-------- Data supplied --------
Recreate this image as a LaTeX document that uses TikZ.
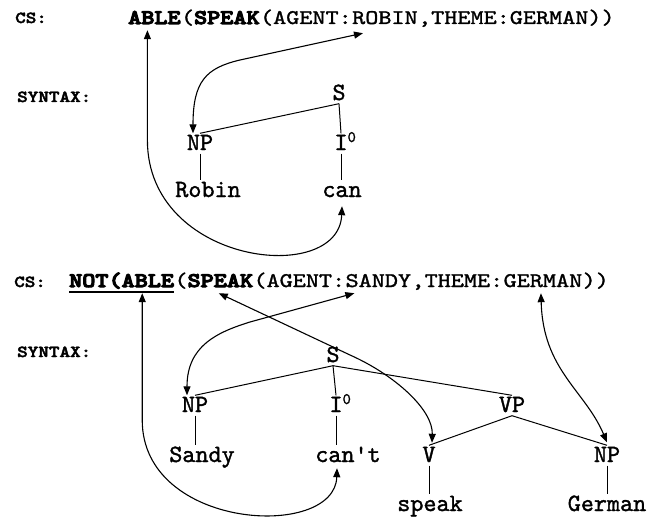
\documentclass[tikz,border=0pt]{standalone}
\usepackage{fontspec}
\newfontfamily\csreg{lmmono10-regular.otf}[FakeBold=1.4,FakeStretch=1.2]
\newfontfamily\heavy{lmmonolt10-bold.otf}[FakeBold=5,FakeStretch=1.2]
\newfontfamily\treereg{lmmono10-regular.otf}[FakeBold=1.4]
\newfontfamily\lblfont{lmmonolt10-bold.otf}[FakeBold=2.5,FakeStretch=1.2]
\usetikzlibrary{arrows.meta}
\newcommand\cssize{\fontsize{20.8pt}{24pt}\selectfont}
\newcommand\treesize{\fontsize{24.9pt}{28pt}\selectfont}
\newcommand\supzero{\rlap{\raisebox{8pt}{\treereg\fontsize{16pt}{16pt}\selectfont 0}}}
\tikzset{
  cs/.style={font=\csreg\cssize, inner xsep=0pt, inner ysep=6pt, text height=12pt, text depth=0pt, anchor=base west},
  tn/.style={font=\treereg\treesize, inner sep=1.5pt, text height=15pt, text depth=2pt, anchor=base},
  lbl/.style={font=\lblfont\fontsize{16.8pt}{20pt}\selectfont, inner sep=0pt, anchor=base west},
  tree/.style={line width=1pt},
  link/.style={line width=1.1pt, {Triangle[length=9pt,width=7pt]}-{Triangle[length=9pt,width=7pt]}},
}
\begin{document}
\begin{tikzpicture}[x=1pt,y=-1pt]
\useasboundingbox (0,0) rectangle (647,516);
% ---------- top ----------
\node[lbl] (cs1) at (15,23) {CS:};
\node[lbl] (syn1) at (17,102) {SYNTAX:};
\node[cs] (able1) at (128,24) {\heavy ABLE};
\node[cs] (speak1) at (able1.base east) {(\heavy SPEAK};
\node[cs] (agent1) at (speak1.base east) {(AGENT:};
\node[cs] (robin1) at (agent1.base east) {ROBIN};
\node[cs] (rest1) at (robin1.base east) {,THEME:GERMAN))};

\node[tn] (s1) at (339,100) {S};
\node[tn] (np1) at (200,150) {NP};
\node[tn] (i1) at (341,150) {I\supzero};
\node[tn] (robinw) at (208,197) {Robin};
\node[tn] (canw) at (342,197) {can};
\draw[tree] (s1.south) -- (np1.north);
\draw[tree] (s1.south) -- (i1.north);
\draw[tree] (np1.south) -- (np1.south |- robinw.north);
\draw[tree] (i1.south) -- (i1.south |- canw.north);

\draw[link] ([xshift=-7pt]able1.south) -- ++(0,110) .. controls +(0,125) and +(-3,80) .. ([yshift=-5.5pt]canw.south);
\draw[link] ([xshift=-7pt]np1.north) .. controls +(0,-52) and +(-34,8) .. (240,60) -- ([xshift=11pt,yshift=-3pt]robin1.south west);

% ---------- bottom ----------
\node[lbl] (cs2) at (14,287) {CS:};
\node[lbl] (syn2) at (17,357) {SYNTAX:};
\node[cs] (notable) at (69,287) {\heavy NOT(ABLE};
\node[cs] (speak2) at (notable.base east) {(\heavy SPEAK};
\node[cs] (agent2) at (speak2.base east) {(AGENT:};
\node[cs] (sandy2) at (agent2.base east) {SANDY};
\node[cs] (theme2) at (sandy2.base east) {,THEME:};
\node[cs] (german2) at (theme2.base east) {GERMAN};
\node[cs] (close2) at (german2.base east) {))};
\draw[line width=1.8pt] ([yshift=-5pt]notable.base west) -- ([yshift=-5pt]notable.base east);

\node[tn] (s2) at (333,362) {S};
\node[tn] (np2) at (195,412) {NP};
\node[tn] (i2) at (336,412) {I\supzero};
\node[tn] (vp2) at (512,412) {VP};
\node[tn] (sandyw) at (202,462) {Sandy};
\node[tn] (cantw) at (348,462) {can't};
\node[tn] (v2) at (429,462) {V};
\node[tn] (np3) at (607,462) {NP};
\node[tn] (speakw) at (430,511) {speak};
\node[tn] (germanw) at (607,511) {German};
\draw[tree] (s2.south) -- (np2.north);
\draw[tree] (s2.south) -- (i2.north);
\draw[tree] (s2.south) -- (vp2.north);
\draw[tree] (np2.south) -- (np2.south |- sandyw.north);
\draw[tree] (i2.south) -- (i2.south |- cantw.north);
\draw[tree] (vp2.south) -- (v2.north);
\draw[tree] (vp2.south) -- (np3.north);
\draw[tree] (v2.south) -- (v2.south |- speakw.north);
\draw[tree] (np3.south) -- (germanw.north);

\draw[link] ([xshift=-32pt]notable.south east) -- ++(0,127) .. controls +(0,110) and +(-2,72) .. ([xshift=-11pt,yshift=-2.5pt]cantw.south);
\draw[link] ([xshift=-8pt]np2.north) .. controls +(0,-50) and +(-32,10) .. (250,322) -- ([xshift=9pt]sandy2.south west);
\draw[link] ([xshift=5pt]speak2.south) -- (350,355) .. controls +(45,20) and +(1,-33) .. ([xshift=3pt,yshift=2.5pt]v2.north);
\draw[link] ([xshift=-2pt]german2.south) .. controls +(2,77) and +(-22,-52) .. ([yshift=3pt]np3.north);
\end{tikzpicture}
\end{document}
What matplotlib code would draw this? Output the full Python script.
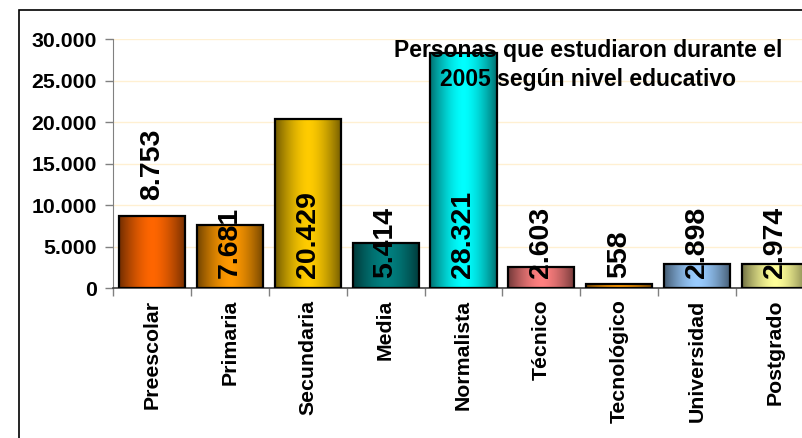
import numpy as np
import matplotlib
matplotlib.use('Agg')
import matplotlib.pyplot as plt
from matplotlib.colors import to_rgb
from matplotlib.patches import Rectangle

plt.rcParams['font.family'] = ['Liberation Sans', 'DejaVu Sans']
plt.rcParams['font.weight'] = 'bold'

# Data
niveles = ['Preescolar', 'Primaria', 'Secundaria', 'Media', 'Normalista',
           'Técnico', 'Tecnológico', 'Universidad', 'Postgrado']
personas = [8753, 7681, 20429, 5414, 28321, 2603, 558, 2898, 2974]
colores = ['#FF6600', '#FF9900', '#FFCC00', '#008080', '#00FFFF',
           '#FF8080', '#FF9900', '#99CCFF', '#FFFF99']
etiquetas = ['8.753', '7.681', '20.429', '5.414', '28.321',
             '2.603', '558', '2.898', '2.974']
titulo = 'Personas que estudiaron durante el\n2005 según nivel educativo'


def gradient_bar(ax, x, h, width, color):
    # horizontal gradient: dark edges, bright centre
    t = np.linspace(0, 1, 64)
    f = 0.45 + 0.55 * (1 - np.abs(2 * t - 1) ** 1.6)
    rgb = np.array(to_rgb(color))
    img = (rgb[None, :] * f[:, None])[None, :, :]
    ax.imshow(img, extent=(x - width / 2, x + width / 2, 0, h),
              aspect='auto', zorder=2, interpolation='bilinear')
    ax.add_patch(Rectangle((x - width / 2, 0), width, h, facecolor='none',
                           edgecolor='black', linewidth=1.6, zorder=3))


fig = plt.figure(figsize=(8.03, 4.38), dpi=100)
ax = fig.add_axes([113 / 803, 149.7 / 438, 701 / 803, 249 / 438])

width = 0.85
for i, (v, c) in enumerate(zip(personas, colores)):
    gradient_bar(ax, i, v, width, c)
    # data labels
    y = v + 1900 if i == 0 else 1300
    ax.text(i, y, etiquetas[i], rotation=90, ha='center', va='bottom',
            fontsize=20.5, fontweight='bold', zorder=5)

ax.set_xlim(-0.5, len(niveles) - 0.5)
ax.set_ylim(0, 30000)

yt = np.arange(0, 30001, 5000)
ax.set_yticks(yt)
ax.set_yticklabels([f'{v:,}'.replace(',', '.') for v in yt],
                   fontsize=15.3, fontweight='bold')
ax.tick_params(axis='y', length=6, width=1, color='#808080', pad=5.5)
ax.yaxis.grid(True, color='#FFF0D2', linewidth=1)
ax.set_axisbelow(True)

ax.set_xticks(range(len(niveles)))
ax.set_xticklabels(niveles, rotation=90, fontsize=15.3, fontweight='bold',
                   va='top')
ax.tick_params(axis='x', which='major', length=0, pad=8)
ax.set_xticks(np.arange(-0.5, len(niveles), 1), minor=True)
ax.tick_params(axis='x', which='minor', length=6, width=1, color='#808080')

for s in ['top', 'right']:
    ax.spines[s].set_visible(False)
ax.spines['left'].set_color('#808080')
ax.spines['bottom'].set_color('#404040')
ax.spines['bottom'].set_linewidth(1.2)

fig.text(588 / 803, 1 - 65 / 438, titulo, ha='center', va='center',
         multialignment='center', fontsize=16.5, fontweight='bold',
         linespacing=1.3, zorder=10)

# outer chart frame (extends past the image on the right and bottom)
fig.patches.append(Rectangle((19 / 803, -0.1), 1.2, 1 - 10 / 438 + 0.1,
                             transform=fig.transFigure, fill=False,
                             edgecolor='black', linewidth=1.2))

fig.savefig('out.png', dpi=100)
--------
* _Short problem_
Repeat exactly the stretch of lines that opens with the line containing "What matplotlib code" and closes with the line containing "titulo = 'Personas". Leave the pictures out, and add nothing.

* _Solution to this task_
What matplotlib code would draw this? Output the full Python script.
import numpy as np
import matplotlib
matplotlib.use('Agg')
import matplotlib.pyplot as plt
from matplotlib.colors import to_rgb
from matplotlib.patches import Rectangle

plt.rcParams['font.family'] = ['Liberation Sans', 'DejaVu Sans']
plt.rcParams['font.weight'] = 'bold'

# Data
niveles = ['Preescolar', 'Primaria', 'Secundaria', 'Media', 'Normalista',
           'Técnico', 'Tecnológico', 'Universidad', 'Postgrado']
personas = [8753, 7681, 20429, 5414, 28321, 2603, 558, 2898, 2974]
colores = ['#FF6600', '#FF9900', '#FFCC00', '#008080', '#00FFFF',
           '#FF8080', '#FF9900', '#99CCFF', '#FFFF99']
etiquetas = ['8.753', '7.681', '20.429', '5.414', '28.321',
             '2.603', '558', '2.898', '2.974']
titulo = 'Personas que estudiaron durante el\n2005 según nivel educativo'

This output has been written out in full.